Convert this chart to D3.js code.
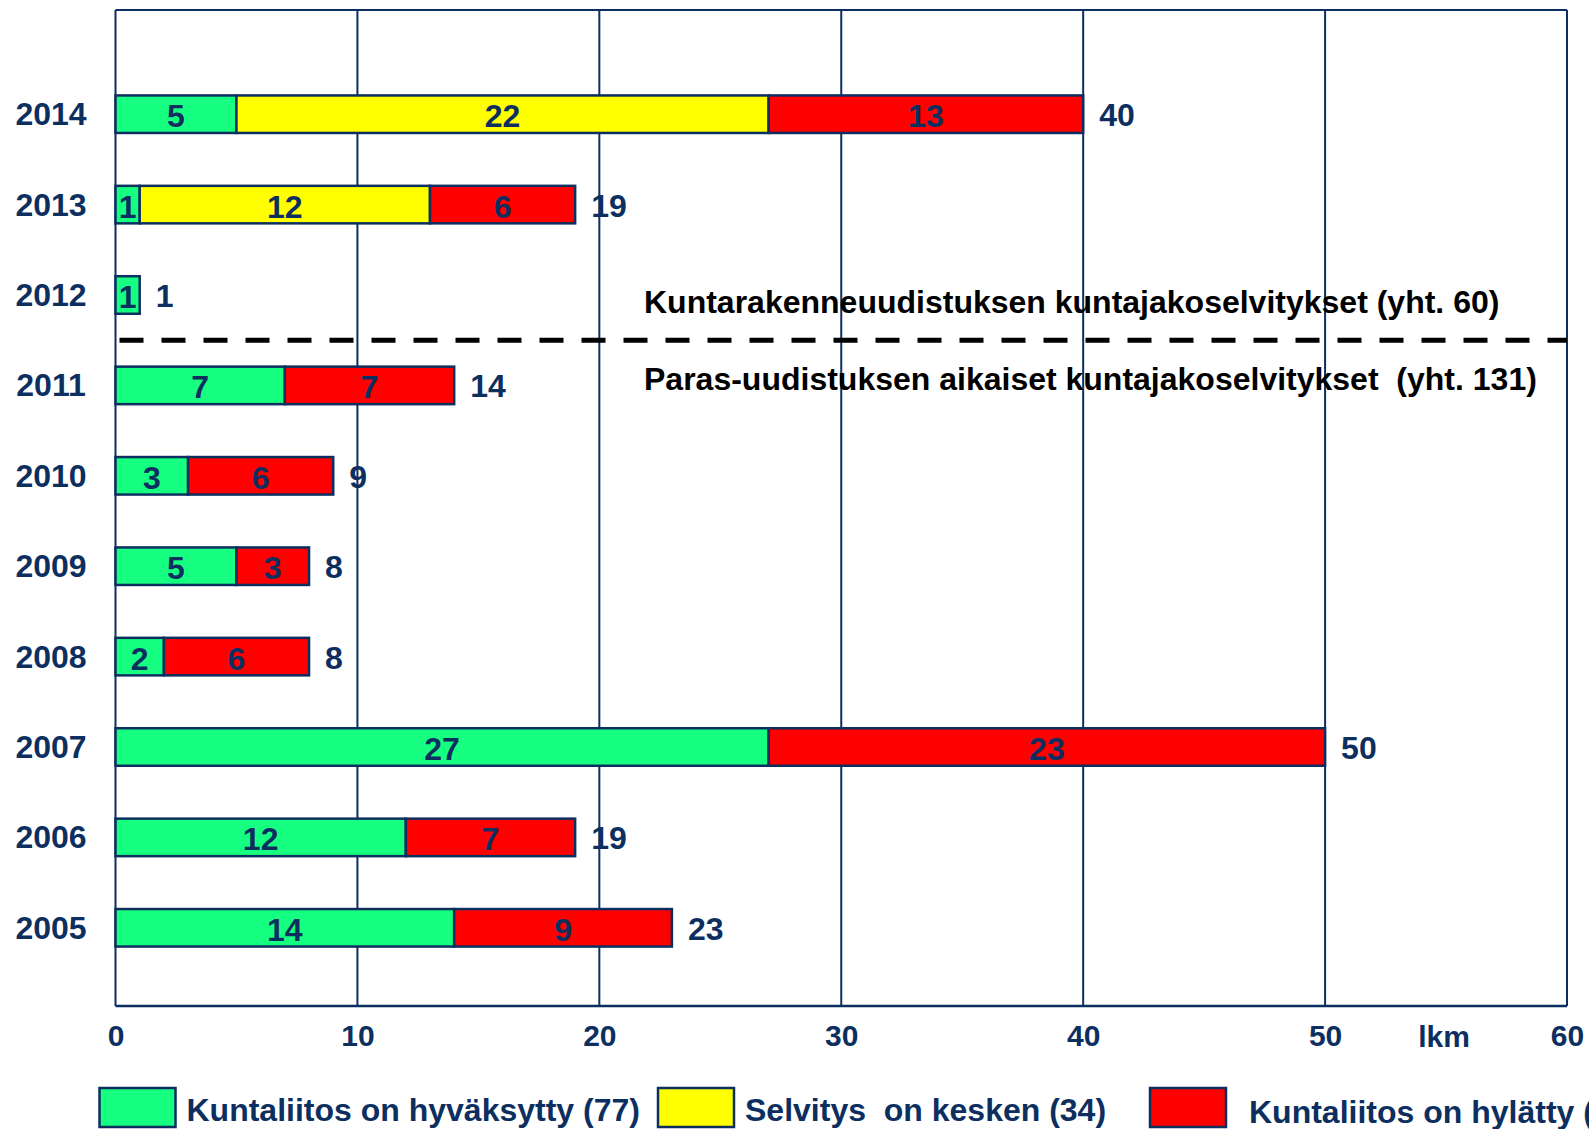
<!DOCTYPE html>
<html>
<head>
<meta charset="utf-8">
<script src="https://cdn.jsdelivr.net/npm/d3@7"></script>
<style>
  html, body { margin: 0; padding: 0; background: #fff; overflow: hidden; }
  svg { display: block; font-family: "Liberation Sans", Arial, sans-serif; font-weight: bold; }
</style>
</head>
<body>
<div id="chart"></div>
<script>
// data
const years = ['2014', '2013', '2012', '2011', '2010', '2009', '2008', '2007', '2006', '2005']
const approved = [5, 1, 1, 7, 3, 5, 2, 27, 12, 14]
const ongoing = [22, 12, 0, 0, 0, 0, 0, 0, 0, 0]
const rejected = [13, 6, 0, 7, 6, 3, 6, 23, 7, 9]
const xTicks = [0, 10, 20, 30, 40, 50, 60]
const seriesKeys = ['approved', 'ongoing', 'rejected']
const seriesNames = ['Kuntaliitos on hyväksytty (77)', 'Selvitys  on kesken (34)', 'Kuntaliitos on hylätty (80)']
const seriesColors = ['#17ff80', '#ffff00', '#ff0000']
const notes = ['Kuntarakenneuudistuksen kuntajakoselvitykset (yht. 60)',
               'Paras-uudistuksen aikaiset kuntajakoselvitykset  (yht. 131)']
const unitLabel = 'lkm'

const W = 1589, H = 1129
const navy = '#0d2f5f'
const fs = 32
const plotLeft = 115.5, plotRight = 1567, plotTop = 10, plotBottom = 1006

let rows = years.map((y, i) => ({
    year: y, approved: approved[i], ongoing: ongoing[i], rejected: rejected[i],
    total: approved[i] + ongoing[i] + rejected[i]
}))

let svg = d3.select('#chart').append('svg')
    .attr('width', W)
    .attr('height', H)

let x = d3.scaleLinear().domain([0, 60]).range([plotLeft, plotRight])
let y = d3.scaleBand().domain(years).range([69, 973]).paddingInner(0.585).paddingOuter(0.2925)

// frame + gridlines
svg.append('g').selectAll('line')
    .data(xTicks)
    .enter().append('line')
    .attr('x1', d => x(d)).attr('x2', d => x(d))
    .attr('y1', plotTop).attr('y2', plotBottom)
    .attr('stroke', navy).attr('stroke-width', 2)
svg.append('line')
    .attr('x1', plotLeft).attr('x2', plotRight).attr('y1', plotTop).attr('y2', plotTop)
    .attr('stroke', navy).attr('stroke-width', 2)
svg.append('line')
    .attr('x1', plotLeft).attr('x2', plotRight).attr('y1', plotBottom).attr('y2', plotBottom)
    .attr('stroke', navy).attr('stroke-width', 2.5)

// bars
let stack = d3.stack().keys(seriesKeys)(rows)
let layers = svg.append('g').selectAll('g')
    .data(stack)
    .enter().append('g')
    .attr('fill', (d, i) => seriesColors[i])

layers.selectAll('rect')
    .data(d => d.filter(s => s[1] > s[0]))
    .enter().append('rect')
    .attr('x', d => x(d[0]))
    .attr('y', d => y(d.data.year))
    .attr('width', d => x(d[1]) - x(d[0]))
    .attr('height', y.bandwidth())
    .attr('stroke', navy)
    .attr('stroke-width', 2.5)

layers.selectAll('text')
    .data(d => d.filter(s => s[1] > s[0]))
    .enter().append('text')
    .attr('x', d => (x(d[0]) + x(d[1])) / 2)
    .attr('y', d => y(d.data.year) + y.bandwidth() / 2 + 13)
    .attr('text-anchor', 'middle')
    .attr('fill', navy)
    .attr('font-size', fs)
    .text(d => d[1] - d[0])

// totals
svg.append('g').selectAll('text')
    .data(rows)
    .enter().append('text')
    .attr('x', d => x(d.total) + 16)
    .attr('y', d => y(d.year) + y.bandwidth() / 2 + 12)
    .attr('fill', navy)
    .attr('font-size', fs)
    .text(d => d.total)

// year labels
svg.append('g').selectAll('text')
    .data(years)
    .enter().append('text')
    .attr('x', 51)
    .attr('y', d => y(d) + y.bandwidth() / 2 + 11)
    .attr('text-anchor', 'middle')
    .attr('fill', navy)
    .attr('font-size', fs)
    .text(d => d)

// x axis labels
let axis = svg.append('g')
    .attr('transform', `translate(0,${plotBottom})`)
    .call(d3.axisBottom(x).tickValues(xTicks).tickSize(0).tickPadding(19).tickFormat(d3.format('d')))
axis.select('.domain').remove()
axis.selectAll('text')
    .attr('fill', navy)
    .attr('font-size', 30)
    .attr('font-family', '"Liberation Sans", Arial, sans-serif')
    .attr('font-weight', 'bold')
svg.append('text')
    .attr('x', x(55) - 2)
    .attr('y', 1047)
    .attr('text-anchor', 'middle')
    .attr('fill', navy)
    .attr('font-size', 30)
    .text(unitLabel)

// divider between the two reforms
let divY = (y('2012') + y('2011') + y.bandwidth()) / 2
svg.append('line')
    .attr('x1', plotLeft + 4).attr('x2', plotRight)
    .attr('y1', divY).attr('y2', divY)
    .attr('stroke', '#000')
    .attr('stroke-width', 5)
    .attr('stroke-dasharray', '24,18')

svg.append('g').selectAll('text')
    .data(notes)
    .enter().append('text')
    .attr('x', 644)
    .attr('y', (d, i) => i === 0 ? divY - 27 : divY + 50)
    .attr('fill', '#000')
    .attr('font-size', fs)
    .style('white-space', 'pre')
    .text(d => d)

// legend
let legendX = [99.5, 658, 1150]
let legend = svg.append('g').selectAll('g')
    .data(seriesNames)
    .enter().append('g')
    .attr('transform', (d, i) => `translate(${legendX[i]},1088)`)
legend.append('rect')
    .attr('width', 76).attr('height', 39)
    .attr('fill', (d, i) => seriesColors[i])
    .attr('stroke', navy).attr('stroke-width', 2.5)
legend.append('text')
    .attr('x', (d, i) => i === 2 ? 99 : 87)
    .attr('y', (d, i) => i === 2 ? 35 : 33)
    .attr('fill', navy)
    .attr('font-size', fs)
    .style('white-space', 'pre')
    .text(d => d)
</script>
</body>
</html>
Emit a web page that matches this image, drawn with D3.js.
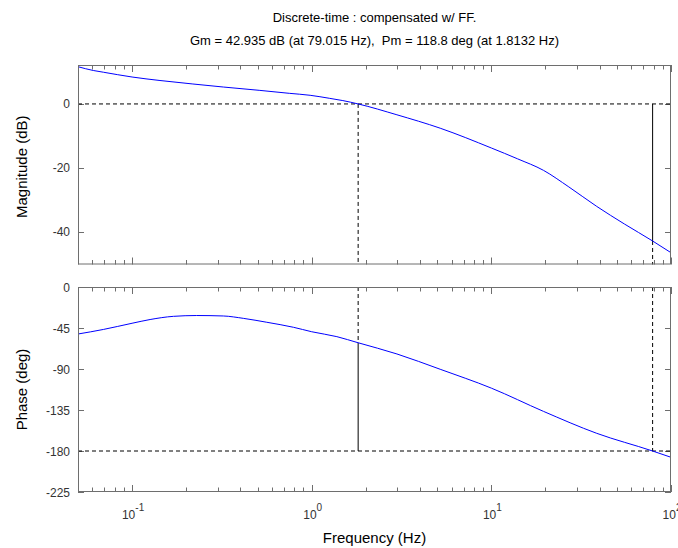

### What the task asks:
Write the records out again in full, exactly, and skip every picture.

### Output:
Convert this chart to D3.js code.
<!DOCTYPE html>
<html>
<head>
<meta charset="utf-8">
<script src="https://cdn.jsdelivr.net/npm/d3@7"></script>
<style>
  html, body { margin: 0; padding: 0; background: #fff; overflow: hidden; }
  svg { display: block; font-family: "Liberation Sans", Arial, sans-serif; font-weight: bold; }
</style>
</head>
<body>
<div id="chart"></div>
<script>
// data
const years = ['2014', '2013', '2012', '2011', '2010', '2009', '2008', '2007', '2006', '2005']
const approved = [5, 1, 1, 7, 3, 5, 2, 27, 12, 14]
const ongoing = [22, 12, 0, 0, 0, 0, 0, 0, 0, 0]
const rejected = [13, 6, 0, 7, 6, 3, 6, 23, 7, 9]
const xTicks = [0, 10, 20, 30, 40, 50, 60]
const seriesKeys = ['approved', 'ongoing', 'rejected']
const seriesNames = ['Kuntaliitos on hyväksytty (77)', 'Selvitys  on kesken (34)', 'Kuntaliitos on hylätty (80)']
const seriesColors = ['#17ff80', '#ffff00', '#ff0000']
const notes = ['Kuntarakenneuudistuksen kuntajakoselvitykset (yht. 60)',
               'Paras-uudistuksen aikaiset kuntajakoselvitykset  (yht. 131)']
const unitLabel = 'lkm'

const W = 1589, H = 1129
const navy = '#0d2f5f'
const fs = 32
const plotLeft = 115.5, plotRight = 1567, plotTop = 10, plotBottom = 1006

let rows = years.map((y, i) => ({
    year: y, approved: approved[i], ongoing: ongoing[i], rejected: rejected[i],
    total: approved[i] + ongoing[i] + rejected[i]
}))

let svg = d3.select('#chart').append('svg')
    .attr('width', W)
    .attr('height', H)

let x = d3.scaleLinear().domain([0, 60]).range([plotLeft, plotRight])
let y = d3.scaleBand().domain(years).range([69, 973]).paddingInner(0.585).paddingOuter(0.2925)

// frame + gridlines
svg.append('g').selectAll('line')
    .data(xTicks)
    .enter().append('line')
    .attr('x1', d => x(d)).attr('x2', d => x(d))
    .attr('y1', plotTop).attr('y2', plotBottom)
    .attr('stroke', navy).attr('stroke-width', 2)
svg.append('line')
    .attr('x1', plotLeft).attr('x2', plotRight).attr('y1', plotTop).attr('y2', plotTop)
    .attr('stroke', navy).attr('stroke-width', 2)
svg.append('line')
    .attr('x1', plotLeft).attr('x2', plotRight).attr('y1', plotBottom).attr('y2', plotBottom)
    .attr('stroke', navy).attr('stroke-width', 2.5)

// bars
let stack = d3.stack().keys(seriesKeys)(rows)
let layers = svg.append('g').selectAll('g')
    .data(stack)
    .enter().append('g')
    .attr('fill', (d, i) => seriesColors[i])

layers.selectAll('rect')
    .data(d => d.filter(s => s[1] > s[0]))
    .enter().append('rect')
    .attr('x', d => x(d[0]))
    .attr('y', d => y(d.data.year))
    .attr('width', d => x(d[1]) - x(d[0]))
    .attr('height', y.bandwidth())
    .attr('stroke', navy)
    .attr('stroke-width', 2.5)

layers.selectAll('text')
    .data(d => d.filter(s => s[1] > s[0]))
    .enter().append('text')
    .attr('x', d => (x(d[0]) + x(d[1])) / 2)
    .attr('y', d => y(d.data.year) + y.bandwidth() / 2 + 13)
    .attr('text-anchor', 'middle')
    .attr('fill', navy)
    .attr('font-size', fs)
    .text(d => d[1] - d[0])

// totals
svg.append('g').selectAll('text')
    .data(rows)
    .enter().append('text')
    .attr('x', d => x(d.total) + 16)
    .attr('y', d => y(d.year) + y.bandwidth() / 2 + 12)
    .attr('fill', navy)
    .attr('font-size', fs)
    .text(d => d.total)

// year labels
svg.append('g').selectAll('text')
    .data(years)
    .enter().append('text')
    .attr('x', 51)
    .attr('y', d => y(d) + y.bandwidth() / 2 + 11)
    .attr('text-anchor', 'middle')
    .attr('fill', navy)
    .attr('font-size', fs)
    .text(d => d)

// x axis labels
let axis = svg.append('g')
    .attr('transform', `translate(0,${plotBottom})`)
    .call(d3.axisBottom(x).tickValues(xTicks).tickSize(0).tickPadding(19).tickFormat(d3.format('d')))
axis.select('.domain').remove()
axis.selectAll('text')
    .attr('fill', navy)
    .attr('font-size', 30)
    .attr('font-family', '"Liberation Sans", Arial, sans-serif')
    .attr('font-weight', 'bold')
svg.append('text')
    .attr('x', x(55) - 2)
    .attr('y', 1047)
    .attr('text-anchor', 'middle')
    .attr('fill', navy)
    .attr('font-size', 30)
    .text(unitLabel)

// divider between the two reforms
let divY = (y('2012') + y('2011') + y.bandwidth()) / 2
svg.append('line')
    .attr('x1', plotLeft + 4).attr('x2', plotRight)
    .attr('y1', divY).attr('y2', divY)
    .attr('stroke', '#000')
    .attr('stroke-width', 5)
    .attr('stroke-dasharray', '24,18')

svg.append('g').selectAll('text')
    .data(notes)
    .enter().append('text')
    .attr('x', 644)
    .attr('y', (d, i) => i === 0 ? divY - 27 : divY + 50)
    .attr('fill', '#000')
    .attr('font-size', fs)
    .style('white-space', 'pre')
    .text(d => d)

// legend
let legendX = [99.5, 658, 1150]
let legend = svg.append('g').selectAll('g')
    .data(seriesNames)
    .enter().append('g')
    .attr('transform', (d, i) => `translate(${legendX[i]},1088)`)
legend.append('rect')
    .attr('width', 76).attr('height', 39)
    .attr('fill', (d, i) => seriesColors[i])
    .attr('stroke', navy).attr('stroke-width', 2.5)
legend.append('text')
    .attr('x', (d, i) => i === 2 ? 99 : 87)
    .attr('y', (d, i) => i === 2 ? 35 : 33)
    .attr('fill', navy)
    .attr('font-size', fs)
    .style('white-space', 'pre')
    .text(d => d)
</script>
</body>
</html>
Emit a web page that matches this image, drawn with D3.js.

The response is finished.